Oleh : Aninta Putri Salsabila
Fakultas : Psikologi
Universitas : Muhammadiyah Malang.
Detikkasus.com | Masyarakat Indonesia sudah tidak lazim lagi mendengar kata kekerasan, apalagi kekerasan pada perempuan. Walaupun Indonesia memasuki peringkat ke 13 di dunia diantara 14 negara pada kategori negara teraman untuk perempuan, tetapi tetap saja kekerasan pada perempuan terus terjadi. Entah apa yang bisa menjadi faktor utama para pelaku mengincar perempuan sebagai korbannya. Apa karena ada stigma bahwa perempuan itu lemah? Haruskah perempuan terus menjadi korban dari sebuah kekerasan?.
Seiring berjalannya waktu, semakin banyaknya berita yang beredar mengenai kekerasan pada perempuan. Para pelaku tidak pernah memandang korban dari segi usia, bahkan ada saja korban yang masih berusia 14 tahun.
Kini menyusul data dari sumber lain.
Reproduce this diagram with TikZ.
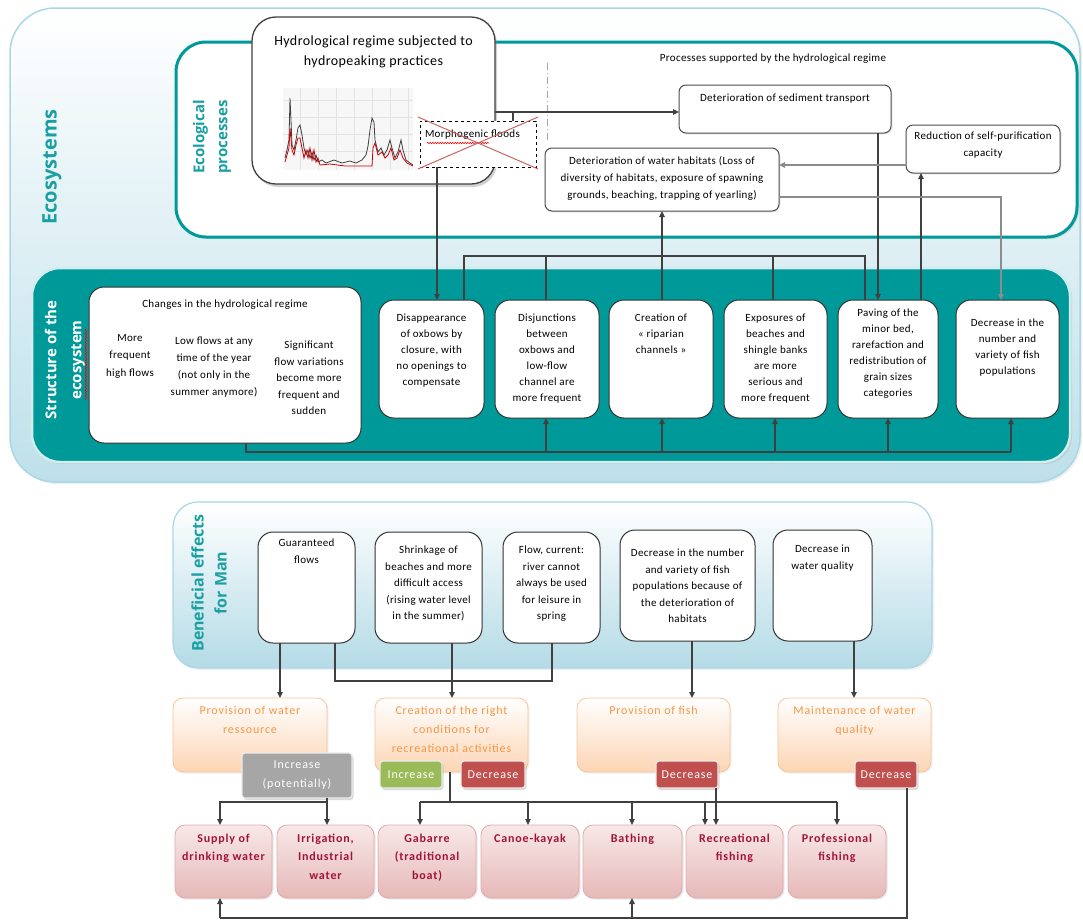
\documentclass[tikz,border=0pt]{standalone}
\usepackage{fontspec}
\setmainfont[LetterSpace=3]{Carlito}
\newfontfamily\widefont[LetterSpace=7]{Carlito}
\newfontfamily\titlefont{Open Sans}
\usetikzlibrary{arrows.meta,shadows,decorations.pathmorphing}

\definecolor{teal1}{RGB}{0,153,153}
\definecolor{tealtxt}{RGB}{26,160,163}
\definecolor{darkconn}{RGB}{64,64,64}
\definecolor{grayconn}{RGB}{140,140,140}
\definecolor{orangetxt}{RGB}{247,150,70}
\definecolor{orangefill}{RGB}{252,213,180}
\definecolor{orangedraw}{RGB}{250,195,150}
\definecolor{pinktop}{RGB}{248,232,232}
\definecolor{pinkfill}{RGB}{230,185,184}
\definecolor{pinkdraw}{RGB}{225,170,170}
\definecolor{pinktxt}{RGB}{160,20,60}
\definecolor{badgegray}{RGB}{166,166,166}
\definecolor{badgegreen}{RGB}{155,187,89}
\definecolor{badgered}{RGB}{192,80,77}
\definecolor{panelblue}{RGB}{190,224,234}
\definecolor{benblue}{RGB}{180,219,230}
\definecolor{panelborder}{RGB}{170,215,230}
\definecolor{xred}{RGB}{205,100,100}

\newcommand{\mybox}[8]{%
  \node[#1, minimum width={#5pt-#3pt}, minimum height={#6pt-#4pt}] (#2) at ({(#3+#5)/2},{(#4+#6)/2}) {};
  \node[#1 txt, anchor=north] (#2t) at ({(#3+#5)/2},{#7-6}) {#8};}

\tikzset{
  every node/.style={inner sep=0pt, outer sep=0pt},
  outerpanel/.style={draw=panelborder, line width=1.5pt, top color=white, bottom color=panelblue, rounded corners=45pt,
     drop shadow={shadow xshift=2pt, shadow yshift=-2pt, opacity=0.12}},
  ecopanel/.style={draw=teal1, line width=3pt, fill=white, rounded corners=30pt,
     drop shadow={shadow xshift=2pt, shadow yshift=-2pt, opacity=0.2}},
  strpanel/.style={draw=white!82!teal1, line width=2.5pt, fill=teal1, rounded corners=28pt,
     drop shadow={shadow xshift=2pt, shadow yshift=-2pt, opacity=0.2}},
  benpanel/.style={draw=panelborder, line width=1.2pt, top color=white, bottom color=benblue, rounded corners=25pt,
     drop shadow={shadow xshift=2pt, shadow yshift=-2pt, opacity=0.12}},
  hbox/.style={draw=black!75, line width=1.3pt, fill=white, rounded corners=24pt,
     drop shadow={shadow xshift=2pt, shadow yshift=-3pt, opacity=0.35}},
  hbox txt/.style={align=center, font=\fontsize{14}{20}\selectfont},
  pbox/.style={draw=black!70, line width=1pt, fill=white, rounded corners=7pt,
     drop shadow={shadow xshift=1.5pt, shadow yshift=-1.5pt, opacity=0.15}},
  pbox txt/.style={align=center, font=\fontsize{11}{17}\selectfont},
  sbox/.style={draw=black!80, line width=1pt, fill=white, rounded corners=15pt},
  sbox txt/.style={align=center, font=\fontsize{11}{16}\selectfont},
  bbox/.style={draw=black!80, line width=1pt, fill=white, rounded corners=15pt},
  bbox txt/.style={align=center, font=\fontsize{11}{16.5}\selectfont},
  obox/.style={draw=orangedraw, line width=0.8pt, top color=white, bottom color=orangefill, rounded corners=10pt,
     drop shadow={shadow xshift=1.5pt, shadow yshift=-1.5pt, opacity=0.12}},
  obox txt/.style={align=center, text=orangetxt, font=\widefont\fontsize{12}{19}\selectfont},
  kbox/.style={draw=pinkdraw, line width=0.8pt, top color=pinktop, bottom color=pinkfill, rounded corners=10pt,
     drop shadow={shadow xshift=1.5pt, shadow yshift=-1.5pt, opacity=0.2}},
  kbox txt/.style={align=center, text=pinktxt, font=\widefont\bfseries\fontsize{12}{18.5}\selectfont},
  badge/.style={draw=white!92!black, line width=1.2pt, rounded corners=3pt, text=white, align=center,
     font=\widefont\fontsize{12}{19}\selectfont,
     drop shadow={shadow xshift=1.5pt, shadow yshift=-2pt, opacity=0.3}},
  ln/.style={draw=darkconn, line width=1.3pt},
  arr/.style={ln, -{Triangle[length=6pt,width=5.5pt]}},
  garr/.style={draw=grayconn, line width=1.3pt, -{Triangle[length=6pt,width=5.5pt]}},
  vtitle/.style={rotate=90, align=center, font=\titlefont\bfseries},
}

\begin{document}
\begin{tikzpicture}[x=1pt,y=-1pt]
\useasboundingbox (0,0) rectangle (1083,922);

% ---------- panels ----------
\node[outerpanel, minimum width=1070pt, minimum height=474pt] (ecosys) at (545,245) {};
\node[ecopanel, minimum width=901pt, minimum height=195pt] (ecoproc) at (626.5,139.5) {};
\node[strpanel, minimum width=1038pt, minimum height=194pt] (strpanel) at (551,365) {};
\node[benpanel, minimum width=759pt, minimum height=166pt] (benpanel) at (552.5,585) {};

\node[vtitle, text=tealtxt, font=\titlefont\bfseries\fontsize{20}{24}\selectfont] (ecotitle) at (52,167) {Ecosystems};
\node[vtitle, text=tealtxt, font=\titlefont\bfseries\fontsize{15}{23}\selectfont] (proctitle) at (212,137) {Ecological\\processes};
\node[vtitle, text=white, font=\titlefont\bfseries\fontsize{15}{25}\selectfont] (strtitle) at (65,360) {Structure of the\\ecosystem};
\draw[red, line width=0.6pt, decorate, decoration={snake, amplitude=0.9pt, segment length=3pt}] (86,400) -- (86,329);
\node[vtitle, text=tealtxt, font=\titlefont\bfseries\fontsize{16}{23}\selectfont] (bentitle) at (209,583) {Beneficial effects\\for Man};

% ---------- ecological processes ----------
\mybox{hbox}{hydro}{252}{17}{495}{184}{42}{Hydrological regime subjected to\\hydropeaking practices}
% chart
\fill[gray!6] (283,88) rectangle (413,170);
\foreach \gx in {300,318,336,354,372,390,408} \draw[gray!22, line width=0.3pt] (\gx,88) -- (\gx,170);
\foreach \gy in {100,117,134,151} \draw[gray!22, line width=0.3pt] (283,\gy) -- (413,\gy);
\draw[black!75, line width=0.8pt] plot coordinates {(285,158) (287,150) (289,140) (290,98) (291,120) (292,145) (294,150) (296,140) (298,128) (300,125) (302,135) (304,148) (306,155) (308,150) (310,158) (312,152) (314,160) (316,155) (318,162) (322,160) (326,163) (334,160) (342,163) (350,161) (356,163) (362,160) (366,155) (368,146) (370,130) (372,118) (374,122) (375,140) (378,152) (381,148) (384,155) (387,150) (390,140) (392,148) (395,158) (398,152) (401,140) (403,150) (406,160) (410,163) (413,165)};
\draw[red!80!black, line width=0.8pt] plot coordinates {(285,162) (287,155) (289,148) (290,128) (292,150) (294,155) (296,145) (298,138) (300,138) (302,148) (304,158) (306,150) (308,158) (310,148) (312,160) (314,150) (316,162) (318,158) (320,165) (330,164) (345,166) (360,166) (372,166) (373,148) (375,143) (378,155) (382,152) (385,158) (388,155) (391,148) (394,160) (397,158) (400,150) (403,158) (407,163) (413,166)};

\node[draw=black, dashed, line width=1pt, fill=white, minimum width=116pt, minimum height=46pt] (morph) at (478,144) {};
\node[anchor=west, font=\fontsize{11}{13}\selectfont] (morpht) at (425,135) {Morphogenic floods};
\draw[red, line width=0.5pt, decorate, decoration={snake, amplitude=0.8pt, segment length=2.5pt}] (427,143) -- (489,143);
\draw[xred, line width=1pt] (418,117) -- (538,169);
\draw[xred, line width=1pt] (418,169) -- (538,117);

\draw[gray!70, line width=0.8pt, dash pattern=on 7pt off 3pt on 1pt off 3pt] (547,63) -- (547,143);
\node[font=\fontsize{11}{13}\selectfont] (procslabel) at (773,59) {Processes supported by the hydrological regime};

\mybox{pbox}{sed}{679}{85}{891}{133}{100}{Deterioration of sediment transport}
\mybox{pbox}{reduc}{906}{125}{1060}{173}{138}{Reduction of self-purification\\capacity}
\mybox{pbox}{habit}{545}{148}{779}{211}{162}{Deterioration of water habitats (Loss of\\diversity of habitats, exposure of spawning\\grounds, beaching, trapping of yearling)}

% ---------- structure ----------
\mybox{sbox}{changes}{89}{287}{361}{443}{306}{Changes in the hydrological regime}
\node[sbox txt, font=\fontsize{11}{17.5}\selectfont, anchor=north] (chg1) at (130,334) {More\\frequent\\high flows};
\node[sbox txt, font=\fontsize{11}{17}\selectfont, anchor=north] (chg2) at (214,337) {Low flows at any\\time of the year\\(not only in the\\summer anymore)};
\node[sbox txt, font=\fontsize{11}{16.5}\selectfont, anchor=north] (chg3) at (309,341) {Significant\\flow variations\\become more\\frequent and\\sudden};
\mybox{sbox}{disap}{379}{300}{484}{418}{320}{Disappearance\\of oxbows by\\closure, with\\no openings to\\compensate}
\mybox{sbox}{disj}{495}{300}{599}{418}{320}{Disjunctions\\between\\oxbows and\\low-flow\\channel are\\more frequent}
\mybox{sbox}{creat}{609}{300}{713}{418}{320}{Creation of\\« riparian\\channels »}
\mybox{sbox}{expo}{724}{300}{827}{418}{320}{Exposures of\\beaches and\\shingle banks\\are more\\serious and\\more frequent}
\mybox{sbox}{paving}{838}{300}{938}{418}{315}{Paving of the\\minor bed,\\rarefaction and\\redistribution of\\grain sizes\\categories}
\mybox{sbox}{decfish}{956}{300}{1059}{418}{325}{Decrease in the\\number and\\variety of fish\\populations}

% ---------- beneficial effects ----------
\mybox{bbox}{guar}{258}{532}{355}{643}{545}{Guaranteed\\flows}
\mybox{bbox}{shrink}{375}{532}{482}{643}{552}{Shrinkage of\\beaches and more\\difficult access\\(rising water level\\in the summer)}
\mybox{bbox}{flowb}{503}{532}{600}{643}{552}{Flow, current:\\river cannot\\always be used\\for leisure in\\spring}
\mybox{bbox}{decf2}{620}{530}{755}{641}{555}{Decrease in the number\\and variety of fish\\populations because of\\the deterioration of\\habitats}
\mybox{bbox}{decwq}{773}{530}{872}{641}{551}{Decrease in\\water quality}

\mybox{obox}{provw}{173}{698}{327}{772}{712}{Provision of water\\ressource}
\mybox{obox}{creatr}{375}{698}{528}{772}{712}{Creation of the right\\conditions for\\recreational activities}
\mybox{obox}{provf}{577}{698}{730}{772}{712}{Provision of fish}
\mybox{obox}{maintq}{778}{698}{931}{772}{712}{Maintenance of water\\quality}

\node[badge, fill=badgegray, minimum width=110pt, minimum height=45pt] (incp) at (297,775.5) {Increase\\(potentially)};
\node[badge, fill=badgegreen, minimum width=62pt, minimum height=27pt] (incg) at (411,774.5) {Increase};
\node[badge, fill=badgered, minimum width=64pt, minimum height=27pt] (decr) at (493,774.5) {Decrease};
\node[badge, fill=badgered, minimum width=62pt, minimum height=27pt] (decfb) at (687,774.5) {Decrease};
\node[badge, fill=badgered, minimum width=62pt, minimum height=27pt] (decwb) at (886,774.5) {Decrease};

\mybox{kbox}{supply}{175}{825}{272}{898}{840}{Supply of\\drinking water}
\mybox{kbox}{irrig}{277}{825}{374}{898}{840}{Irrigation,\\Industrial\\water}
\mybox{kbox}{gab}{378}{825}{476}{898}{840}{Gabarre\\(traditional\\boat)}
\mybox{kbox}{canoe}{481}{825}{579}{898}{840}{Canoe-kayak}
\mybox{kbox}{bath}{583}{825}{682}{898}{840}{Bathing}
\mybox{kbox}{recf}{686}{825}{783}{898}{840}{Recreational\\fishing}
\mybox{kbox}{prof}{788}{825}{886}{898}{840}{Professional\\fishing}

% ---------- connectors: top ----------
\draw[arr] (hydro.east |- 0,112) -- (sed.west |- 0,112);
\draw[ln] (hydro.east |- 0,112) -| (morph.north -| 513,0);
\draw[arr] (morph.south -| 437,0) -- (disap.north -| 437,0);
\draw[ln] (disap.north -| 464,0) -- (464,256) -- (865,256) -- (paving.north -| 865,0);
\draw[ln] (disj.north -| 546,0) -- (546,256);
\draw[ln] (expo.north -| 773,0) -- (773,256);
\draw[arr] (creat.north -| 662,0) -- (habit.south -| 662,0);
\draw[arr] (sed.south -| 878,0) -- (paving.north -| 878,0);
\draw[arr] (paving.north -| 921,0) -- (reduc.south -| 921,0);
\draw[garr] (reduc.west |- 0,165) -- (habit.east |- 0,165);
\draw[garr] (habit.east |- 0,197) -| (decfish.north -| 1001,0);

% structure bottom
\draw[ln] (changes.south -| 246,0) |- (1011,452);
\draw[arr] (1011,452) -- (decfish.south -| 1011,0);
\draw[arr] (546,452) -- (disj.south -| 546,0);
\draw[arr] (662,452) -- (creat.south -| 662,0);
\draw[arr] (775,452) -- (expo.south -| 775,0);
\draw[arr] (888,452) -- (paving.south -| 888,0);

% ---------- connectors: beneficial ----------
\draw[arr] (guar.south -| 280,0) -- (provw.north -| 280,0);
\draw[ln] (guar.south -| 335,0) |- (552,681) -- (flowb.south -| 552,0);
\draw[arr] (shrink.south -| 452,0) -- (creatr.north -| 452,0);
\draw[arr] (decf2.south -| 692,0) -- (provf.north -| 692,0);
\draw[arr] (decwq.south -| 854,0) -- (maintq.north -| 854,0);

\draw[arr] (incp.south -| 327,0) -- (irrig.north -| 327,0);
\draw[arr] (327,802) -| (supply.north -| 220,0);

\draw[ln] (creatr.south -| 450,0) -- (450,802);
\draw[ln] (420,802) -- (837,802);
\draw[arr] (420,802) -- (gab.north -| 420,0);
\draw[arr] (528,802) -- (canoe.north -| 528,0);
\draw[arr] (632,802) -- (bath.north -| 632,0);
\draw[arr] (705,802) -- (recf.north -| 705,0);
\draw[arr] (837,802) -- (prof.north -| 837,0);
\draw[arr] (decfb.south -| 716,0) -- (recf.north -| 716,0);

\draw[ln] (decwb.south -| 907,0) |- (220,918);
\draw[arr] (220,918) -- (supply.south -| 220,0);
\draw[arr] (632,918) -- (bath.south -| 632,0);
\end{tikzpicture}
\end{document}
Hal itu sangatlah tidak wajar, anak yang berumur 14 tahun yang masih bisa dibilang polos, ia baru menginjak periode remaja membuat dia trauma dan tentunya membuat kesehatan secara psikisnya menurun. Para pelaku pun tidak terduga, bisa saja dari pihak keluarga seperti ayah atau kakak kandung dan orang orang disekelilingnya bisa menjadi pelaku utamanya . Bila dari pihak keluarga adalah pelakunya, maka biasanya keluarganya sedang dalam kondisi yang tidak harmonis sehingga menyebabkan hal yang tidak diinginkan oleh siapapun.
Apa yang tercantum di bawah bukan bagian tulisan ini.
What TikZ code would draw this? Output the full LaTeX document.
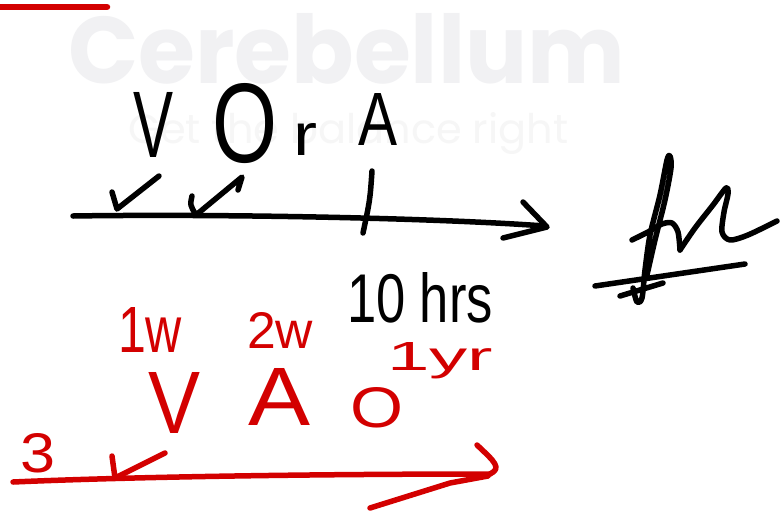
\documentclass[tikz,border=0pt]{standalone}
\usepackage{fontspec}
\setmainfont{Liberation Sans}
\newfontfamily\wmfont{Poppins}
\usepackage{graphicx}
\definecolor{penred}{HTML}{D30000}
\definecolor{wmgray}{HTML}{F1F1F3}
\definecolor{wmgraylight}{HTML}{F6F6F6}
\newcommand{\fitbox}[3]{\resizebox{#1pt}{#2pt}{#3}}
\tikzset{
  hand/.style={line width=5.5pt, line cap=round, line join=round},
  ink/.style={hand, draw=black},
  redink/.style={hand, draw=penred},
  hw/.style={inner sep=0pt, outer sep=0pt, anchor=base west},
  redtxt/.style={hw, text=penred},
}
\begin{document}
\begin{tikzpicture}[x=1pt,y=-1pt]
\useasboundingbox[fill=white] (0,0) rectangle (782,512);
% watermark
\node[hw, text=wmgray] (wm1) at (68,83) {\fitbox{557}{70}{\wmfont\bfseries Cerebellum}};
\node[hw, text=wmgraylight] (wm2) at (128,143) {\fitbox{440}{31}{\wmfont Get the balance right}};
% red mark top-left
\draw[redink, line width=6.5pt] (-5,7) -- (107,7);
% black letters
\node[hw] (V1) at (133,157) {\fitbox{40}{65}{V}};
\node[hw] (O1) at (212,162) {\fitbox{65}{79}{O}};
\node[hw] (r1) at (293,155) {\fitbox{24}{32}{r}};
\node[hw] (A1) at (358,145) {\fitbox{39}{52}{A}};
\node[hw] (hrs) at (347,322) {\fitbox{146}{50}{10 hrs}};
% black axis
\coordinate (ax0) at (73,216);
\coordinate (ax1) at (545,226);
\draw[ink] (ax0) .. controls (200,214) and (420,217) .. (ax1);
\draw[ink] (523,202) -- (547,227) -- (503,238);
% black ticks
\draw[ink] (112,192) -- (117,209) -- (159,176);
\draw[ink] (192,196) .. controls (190,205) .. (196,215) -- (242,177) -- (238,190);
\draw[ink] (372,171) .. controls (370,200) .. (363,233);
% signature
\draw[ink] plot[smooth] coordinates {(633,288) (637,302) (642,298) (645,270) (650,235) (660,195) (667,160) (670,156) (671,168) (665,200) (655,240) (647,275)};
\draw[ink] plot[smooth] coordinates {(632,240) (648,232) (662,224) (672,223) (678,232) (680,250)};
\draw[ink] plot[smooth] coordinates {(680,250) (695,228) (713,205) (726,188) (728,194) (724,212) (722,232) (730,240) (748,235) (777,221)};
\draw[ink] (595,286) -- (745,264);
\draw[ink] (620,296) -- (663,283);
% red letters
\node[redtxt] (w1) at (118,352) {\fitbox{64}{45}{1w}};
\node[redtxt] (w2) at (247,348) {\fitbox{66}{36}{2w}};
\node[redtxt] (V2) at (148,433) {\fitbox{52}{61}{V}};
\node[redtxt] (A2) at (248,425) {\fitbox{62}{57}{A}};
\node[redtxt] (O2) at (350,427) {\fitbox{53}{40}{O}};
\node[redtxt] (yr) at (387,370) {\fitbox{106}{28}{1yr}};
\node[redtxt] (n3) at (20,472) {\fitbox{35}{39}{3}};
% red axis
\coordinate (rx0) at (13,482);
\coordinate (rx1) at (490,474);
\draw[redink] (rx0) .. controls (150,476) and (350,474) .. (rx1);
\draw[redink] (477,445) .. controls (495,462) and (502,468) .. (rx1);
\draw[redink] (370,508) -- (450,483) -- (488,476);
\draw[redink] (112,456) -- (115,478) -- (165,453);
\end{tikzpicture}
\end{document}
Mungkin buat seorang remaja perempuan, enggan untuk bisa melawan dari pelaku apalagi bila pelakunya adalah orang terdekat yang berasal dari keluarganya. Tapi tetap saja, seharusnya ketika ada kekerasan itu terjadi ada hak untuk bisa bertindak melawan dengan melakukan apapun yang bisa dilakukan. Memang ada stigma yang terkadang muncul di masyarakat adalah bahwa perempuan itu lemah, tapi apakah tidak boleh ada rasa perlawanan terhadap tindakan kekerasan tersebut. Jika sudah melakukan perlawanan dan tidak berhasil juga mungkin satu satunya cara adalah hanya pasrah. Stigma itu akan terus ada, bila tidak ada bukti nyatanya. Jangan menganggap remeh terkait dengan kekuatan perempuan.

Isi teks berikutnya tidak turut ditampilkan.